INSTRUCTION: Spot each line that carries the word "with"; copy those lines.
═══ MATERIALS PROVIDED
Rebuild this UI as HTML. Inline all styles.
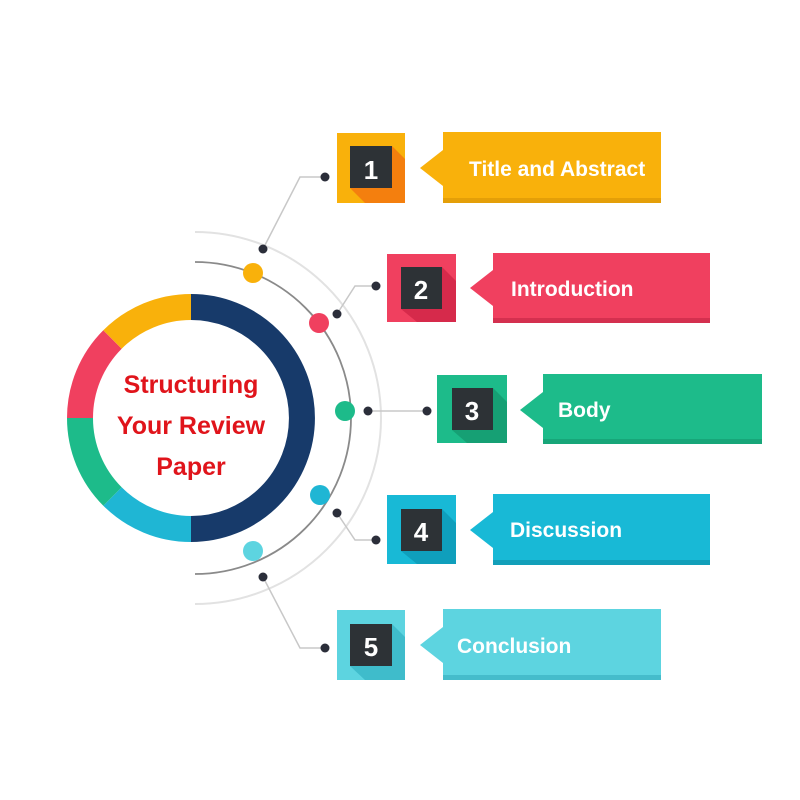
<!DOCTYPE html>
<html><head><meta charset="utf-8"><style>
html,body{margin:0;padding:0;background:#fff;}
svg{display:block;}
text{font-family:"Liberation Sans Narrow","Liberation Sans",sans-serif;font-weight:bold;}
</style></head><body>
<svg width="800" height="800" viewBox="0 0 800 800" xmlns="http://www.w3.org/2000/svg">
<rect width="800" height="800" fill="#fff"/>
<!-- outer faint arc -->
<path d="M195 232 A186 186 0 0 1 195 604" fill="none" stroke="#e2e2e2" stroke-width="2"/>
<!-- inner arc -->
<path d="M195 262 A156 156 0 0 1 195 574" fill="none" stroke="#8a8a8a" stroke-width="1.8"/>
<!-- connector lines -->
<g fill="none" stroke="#c8c8c8" stroke-width="1.5">
<polyline points="325,177 300,177 263,249"/>
<polyline points="376,286 355,286 337,314"/>
<line x1="368" y1="411" x2="427" y2="411"/>
<polyline points="337,513 355,540 376,540"/>
<polyline points="263,577 300,648 325,648"/>
</g>
<!-- ring -->
<g fill="none" stroke-width="26">
<path d="M191 307 A111 111 0 0 1 191 529" stroke="#173a6a"/>
<path d="M191 529 A111 111 0 0 1 112.5 496.5" stroke="#1fb6d4"/>
<path d="M112.5 496.5 A111 111 0 0 1 80 418" stroke="#1dbb8a"/>
<path d="M80 418 A111 111 0 0 1 112.5 339.5" stroke="#f0405f"/>
<path d="M112.5 339.5 A111 111 0 0 1 191 307" stroke="#f9b10b"/>
</g>
<text x="191" y="393" text-anchor="middle" font-size="25" fill="#e0141b">Structuring</text>
<text x="191" y="434" text-anchor="middle" font-size="25" fill="#e0141b">Your Review</text>
<text x="191" y="475" text-anchor="middle" font-size="25" fill="#e0141b">Paper</text>
<!-- colored dots on arc -->
<circle cx="253" cy="273" r="10" fill="#f9b10b"/>
<circle cx="319" cy="323" r="10" fill="#f0405f"/>
<circle cx="345" cy="411" r="10" fill="#1dbb8a"/>
<circle cx="320" cy="495" r="10" fill="#1fb6d4"/>
<circle cx="253" cy="551" r="10" fill="#5dd4e0"/>
<!-- black dots -->
<g fill="#2b2e3a">
<circle cx="325" cy="177" r="4.5"/><circle cx="263" cy="249" r="4.5"/>
<circle cx="376" cy="286" r="4.5"/><circle cx="337" cy="314" r="4.5"/>
<circle cx="368" cy="411" r="4.5"/><circle cx="427" cy="411" r="4.5"/>
<circle cx="337" cy="513" r="4.5"/><circle cx="376" cy="540" r="4.5"/>
<circle cx="263" cy="577" r="4.5"/><circle cx="325" cy="648" r="4.5"/>
</g>
<!-- items -->
<g>
<rect x="337" y="133" width="68" height="70" fill="#f9b10b"/>
<polygon points="392,146 405,159 405,203 365,203 350,188 392,188" fill="#f47f0e"/>
<rect x="350" y="146" width="42" height="42" fill="#2d3236"/>
<text x="371" y="179" text-anchor="middle" font-size="26" fill="#fff">1</text>
<polygon points="420,168 443,150 443,186" fill="#f9b10b"/>
<rect x="443" y="132" width="218" height="71" fill="#f9b10b"/>
<rect x="443" y="198" width="218" height="5" fill="#e49f08"/>
<text x="469" y="176" font-size="21" fill="#fff">Title and Abstract</text>
</g>
<g>
<rect x="387" y="254" width="69" height="68" fill="#f0405f"/>
<polygon points="442,267 456,281 456,322 417,322 401,309 442,309" fill="#d62a4b"/>
<rect x="401" y="267" width="41" height="42" fill="#2d3236"/>
<text x="421" y="299" text-anchor="middle" font-size="26" fill="#fff">2</text>
<polygon points="470,288 493,270 493,306" fill="#f0405f"/>
<rect x="493" y="253" width="217" height="70" fill="#f0405f"/>
<rect x="493" y="318" width="217" height="5" fill="#d4304f"/>
<text x="511" y="296" font-size="21" fill="#fff">Introduction</text>
</g>
<g>
<rect x="437" y="375" width="70" height="68" fill="#1dbb8a"/>
<polygon points="493,388 507,402 507,443 467,443 452,430 493,430" fill="#16a074"/>
<rect x="452" y="388" width="41" height="42" fill="#2d3236"/>
<text x="472" y="420" text-anchor="middle" font-size="26" fill="#fff">3</text>
<polygon points="520,410 543,392 543,428" fill="#1dbb8a"/>
<rect x="543" y="374" width="219" height="70" fill="#1dbb8a"/>
<rect x="543" y="439" width="219" height="5" fill="#17a679"/>
<text x="558" y="417" font-size="21" fill="#fff">Body</text>
</g>
<g>
<rect x="387" y="495" width="69" height="69" fill="#18b9d6"/>
<polygon points="442,509 456,523 456,564 417,564 401,551 442,551" fill="#0f9fbc"/>
<rect x="401" y="509" width="41" height="42" fill="#2d3236"/>
<text x="421" y="541" text-anchor="middle" font-size="26" fill="#fff">4</text>
<polygon points="470,530 493,512 493,548" fill="#18b9d6"/>
<rect x="493" y="494" width="217" height="71" fill="#18b9d6"/>
<rect x="493" y="560" width="217" height="5" fill="#129fb9"/>
<text x="510" y="537" font-size="21" fill="#fff">Discussion</text>
</g>
<g>
<rect x="337" y="610" width="68" height="70" fill="#5dd4e0"/>
<polygon points="392,624 405,637 405,680 365,680 350,666 392,666" fill="#3fbccb"/>
<rect x="350" y="624" width="42" height="42" fill="#2d3236"/>
<text x="371" y="656" text-anchor="middle" font-size="26" fill="#fff">5</text>
<polygon points="420,645 443,627 443,663" fill="#5dd4e0"/>
<rect x="443" y="609" width="218" height="71" fill="#5dd4e0"/>
<rect x="443" y="675" width="218" height="5" fill="#45bccb"/>
<text x="457" y="653" font-size="21" fill="#fff">Conclusion</text>
</g>
</svg>
</body></html>
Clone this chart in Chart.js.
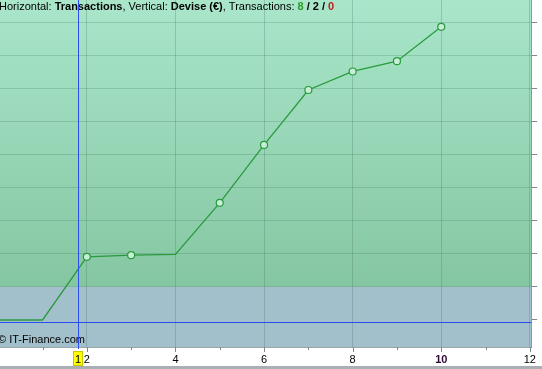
<!DOCTYPE html>
<html>
<head>
<meta charset="utf-8">
<script src="https://cdn.jsdelivr.net/npm/chart.js@4.4.0/dist/chart.umd.min.js"></script>
<style>
  html, body { margin: 0; padding: 0; background: #fff; overflow: hidden; }
  canvas { display: block; }
</style>
</head>
<body>
<canvas id="equityChart" width="542" height="369"></canvas>
<script>
// ============================================================================
// DATA (the value axis labels are cropped away)
// ============================================================================

const txIndex     = [0, 1, 2, 3, 4, 5, 6, 7, 8, 9, 10];
const balance     = [0, 0, 1.91, 1.96, 1.98, 3.54, 5.29, 6.95, 7.51, 7.82, 8.86];
const markerShown = [false, false, true, true, false, true, true, true, true, true, true];

const xTicks      = [1, 2, 3, 4, 5, 6, 7, 8, 9, 10, 11, 12];
const xLabelled   = [2, 4, 6, 8, 10, 12];
const yTicks      = [0, 1, 2, 3, 4, 5, 6, 7, 8, 9];

const cursorX = 1.79;
const cursorY = -0.06;
const cursorLabel = '1';

const tradeCounts = ['8', '2', '0'];   // win / neutral / loss
const FONT = '"Liberation Sans", Arial, sans-serif';

// ============================================================================
// PLUGINS
// ============================================================================

const backdrop = {
    id: 'backdrop',
    beforeDraw(chart) {
        const { ctx, chartArea: a, scales: { y } } = chart;
        ctx.save();
        ctx.fillStyle = '#ffffff';
        ctx.fillRect(0, 0, chart.width, chart.height);
        ctx.fillStyle = '#a9afb5';
        ctx.fillRect(0, chart.height - 3, chart.width, 3);

        const split = y.getPixelForValue(1);
        const g = ctx.createLinearGradient(0, a.top, 0, split);
        g.addColorStop(0, '#a9e6ca');
        g.addColorStop(1, '#85c6a2');
        ctx.fillStyle = g;
        ctx.fillRect(a.left, a.top, a.right - a.left, split - a.top);
        ctx.fillStyle = '#a2bfcc';
        ctx.fillRect(a.left, split, a.right - a.left, a.bottom - split);
        ctx.restore();
    }
};

const overlay = {
    id: 'overlay',
    beforeDatasetsDraw(chart) {
        const { ctx, chartArea: a, scales: { x, y } } = chart;
        ctx.save();

        // header text with mixed weights
        const runs = [
            ['Horizontal: ', 'normal', '#000'],
            ['Transactions', 'bold', '#000'],
            [', Vertical: ', 'normal', '#000'],
            ['Devise (\u20ac)', 'bold', '#000'],
            [', Transactions: ', 'normal', '#000'],
            [tradeCounts[0], 'bold', '#2a9d2a'],
            [' / ', 'bold', '#000'],
            [tradeCounts[1], 'bold', '#000'],
            [' / ', 'bold', '#000'],
            [tradeCounts[2], 'bold', '#c0201e']
        ];
        let tx = -1;
        ctx.textBaseline = 'alphabetic';
        runs.forEach(([text, weight, color]) => {
            ctx.font = `${weight} 11px ${FONT}`;
            ctx.fillStyle = color;
            ctx.fillText(text, tx, 10);
            tx += ctx.measureText(text).width;
        });

        // footer
        ctx.font = `normal 11px ${FONT}`;
        ctx.fillStyle = '#000';
        ctx.fillText('\u00a9 IT-Finance.com', -2, 343);

        // horizontal cursor line sits under the equity line
        const cy = Math.round(y.getPixelForValue(cursorY));
        ctx.fillStyle = '#2a4cf0';
        ctx.fillRect(a.left, cy, a.right - a.left, 1);
        ctx.restore();
    },
    afterDraw(chart) {
        const { ctx, chartArea: a, scales: { x } } = chart;
        ctx.save();

        // vertical cursor line
        const cx = Math.round(x.getPixelForValue(cursorX));
        ctx.fillStyle = '#2a4cf0';
        ctx.fillRect(cx, a.top, 1, a.bottom + 2 - a.top);

        // tick marks below the plot: long at labelled values, short elsewhere
        ctx.strokeStyle = '#7d8a90';
        ctx.lineWidth = 1;
        ctx.beginPath();
        xTicks.forEach(v => {
            const px = Math.round(x.getPixelForValue(v)) + 0.5;
            const len = xLabelled.includes(v) ? 5 : 3;
            ctx.moveTo(px, a.bottom);
            ctx.lineTo(px, a.bottom + len);
        });
        ctx.stroke();

        // cursor badge
        ctx.fillStyle = '#ffff00';
        ctx.fillRect(cx - 5, a.bottom + 4, 10, 15);
        ctx.strokeStyle = '#c8c800';
        ctx.strokeRect(cx - 4.5, a.bottom + 4.5, 9, 14);
        ctx.font = `normal 11px ${FONT}`;
        ctx.fillStyle = '#000';
        ctx.textAlign = 'center';
        ctx.textBaseline = 'alphabetic';
        ctx.fillText(cursorLabel, cx, a.bottom + 15.5);
        ctx.restore();
    }
};

// ============================================================================
// CHART
// ============================================================================

const ctx = document.getElementById('equityChart').getContext('2d');
const equityChart = new Chart(ctx, {
    type: 'line',
    data: {
        datasets: [{
            data: txIndex.map((t, i) => ({ x: t, y: balance[i] })),
            borderColor: '#2a9a3e',
            borderWidth: 1.3,
            tension: 0,
            pointRadius: markerShown.map(s => s ? 3.5 : 0),
            pointBackgroundColor: '#c9eed7',
            pointBorderColor: '#2a9a3e',
            pointBorderWidth: 1.2
        }]
    },
    options: {
        responsive: false,
        animation: false,
        events: [],
        layout: { autoPadding: false, padding: { left: 0, right: 0, top: 0, bottom: 3 } },
        plugins: { legend: { display: false }, tooltip: { enabled: false } },
        scales: {
            x: {
                type: 'linear',
                min: 0.04,
                max: 12.03,
                afterBuildTicks: scale => { scale.ticks = xTicks.map(v => ({ value: v })); },
                afterFit: scale => { scale.height = 19; },
                ticks: {
                    autoSkip: false,
                    maxRotation: 0,
                    padding: 6,
                    color: ctx => ctx.tick && ctx.tick.value === 10 ? '#2a0a30' : '#000',
                    font: ctx => ({
                        family: FONT,
                        size: 11,
                        weight: ctx.tick && ctx.tick.value === 10 ? 'bold' : 'normal'
                    }),
                    callback: v => xLabelled.includes(v) ? String(v) : ''
                },
                grid: {
                    drawTicks: false,
                    color: ctx => ctx.tick && xLabelled.includes(ctx.tick.value)
                        ? 'rgba(80,120,110,0.3)' : 'rgba(0,0,0,0)'
                },
                border: { display: true, color: '#9aa6ac' }
            },
            y: {
                position: 'right',
                min: -0.816,
                max: 9.67,
                afterBuildTicks: scale => { scale.ticks = yTicks.map(v => ({ value: v })); },
                ticks: { display: false },
                grid: {
                    drawTicks: true,
                    tickLength: 6,
                    color: ctx => ctx.tick && ctx.tick.value === 0
                        ? 'rgba(0,0,0,0)' : 'rgba(60,120,90,0.25)',
                    tickColor: '#7d8a90'
                },
                border: { display: true, color: '#8a979c' }
            }
        }
    },
    plugins: [backdrop, overlay]
});
</script>
</body>
</html>
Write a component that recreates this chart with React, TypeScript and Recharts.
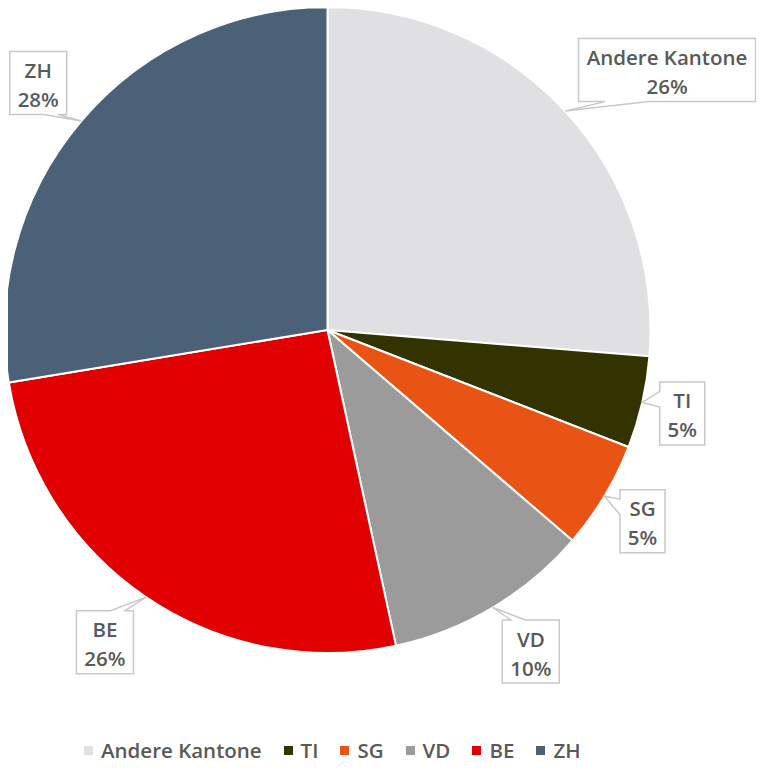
══════
PROBLEM SOLUTION:
        // header text with mixed weights
Write a component that recreates this chart with React, TypeScript and Recharts.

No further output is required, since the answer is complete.